The scandal and offense of Jesus’ crucifixion lies mostly buried under 2000 years of familiarity. Isaiah writes of the shock that the nations experience when Israel, that no-account postage stamp of land they were used to running over en route to fighting more important peoples, turns out not only to be exalted and lifted up on high, but also the means of their salvation, in accordance with the Abrahamic covenant. Similarly, that a minor Jewish political threat hanging like a ragged corpse on a cross outside Jerusalem—just like so many others, before and especially after—should turn out to be the Savior of the World ought to surprise us, or at least inspire a little incredulity. We often say that the Jews were expecting the wrong kind of messiah, but really, who can blame them? According to the Gospel accounts, even Jesus’ closest associates did not expect him to die, and certainly not like this. Their shock still resonates through the stories recorded many decades later.

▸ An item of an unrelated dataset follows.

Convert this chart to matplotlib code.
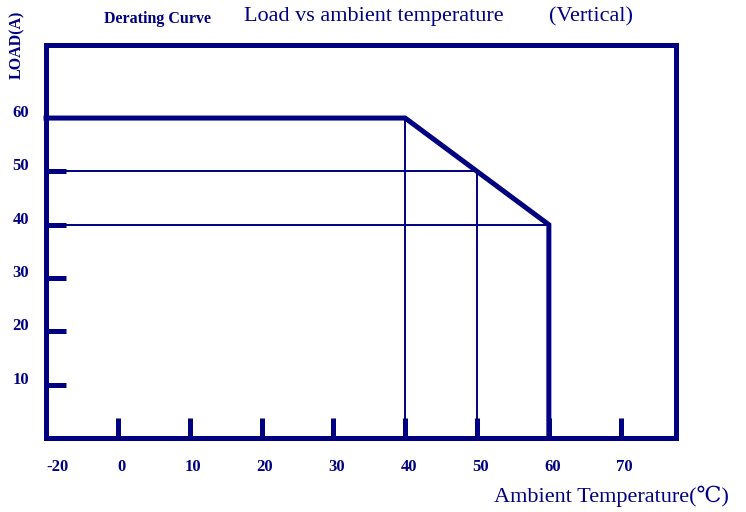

And so it is that on this day we come to face the scandal again, to look up at a dying man, abandoned by God and all poured out like wax, and to hope that the Spirit might pierce through this appalling scene and speak to our hearts: “This is the Christ. This is your Advocate with the Father, he who did no sin and yet gave himself so that you might be glorified. This is he who took upon him not only your sins, but also your pains and sicknesses and sufferings. This is the great High Priest, tested in every way you might have experienced, so that he might be the source of eternal salvation for all.” Who could believe such things without a God intervening somehow?
The incredulity this scene ought to inspire is why we must return to it each year (and each Sunday as we take the sacrament). Can we really find God amidst such pathos and weakness? Yes! For what other God could meet us in our own weakness and darkness, offering not only the empathy of one who has also experienced it, but also offering hope. The powers of the world—all the pomp and glory that follow money and power—cannot save us from the quiet desperation of our lives, but this man can. This man did. This man will.
Let us therefore kneel in silence before the cross, searching our souls, reaching for Jesus, and waiting for Easter to come.
A Penitential Prayer for Good Friday
O Jesus, I meet you at the foot of the cross, broken by my sins as you were broken for them. I cannot bear to look up, but I pray that you will look down on me in mercy, just as you looked on the thief at your side. As you are lifted up in shame, lift me up in glory; as you have poured out your life, fill me with your Spirit; as you have descended to hell, raise me to heaven. As I bury you again today, let me also bury my sins; and as I wait now with you in the silence of the grave, let me also rise with you a new creature, my feet now firm in the path of your love. Amen.
—Mormon Lectionary Project
The Collect: O God, Almighty Father of Heaven and Earth, who on this day left your Son to become fully human, that the face of God might be revealed in weakness: visit us with your Spirit while we sit in darkness and silence, that in our silence we might hear and in our darkness we might see; and, just as Jesus’ body was broken this day, let us see in our own brokenness our hope of becoming, with him on Easter morning, raised and reunited as one people, even as you are one God. Amen.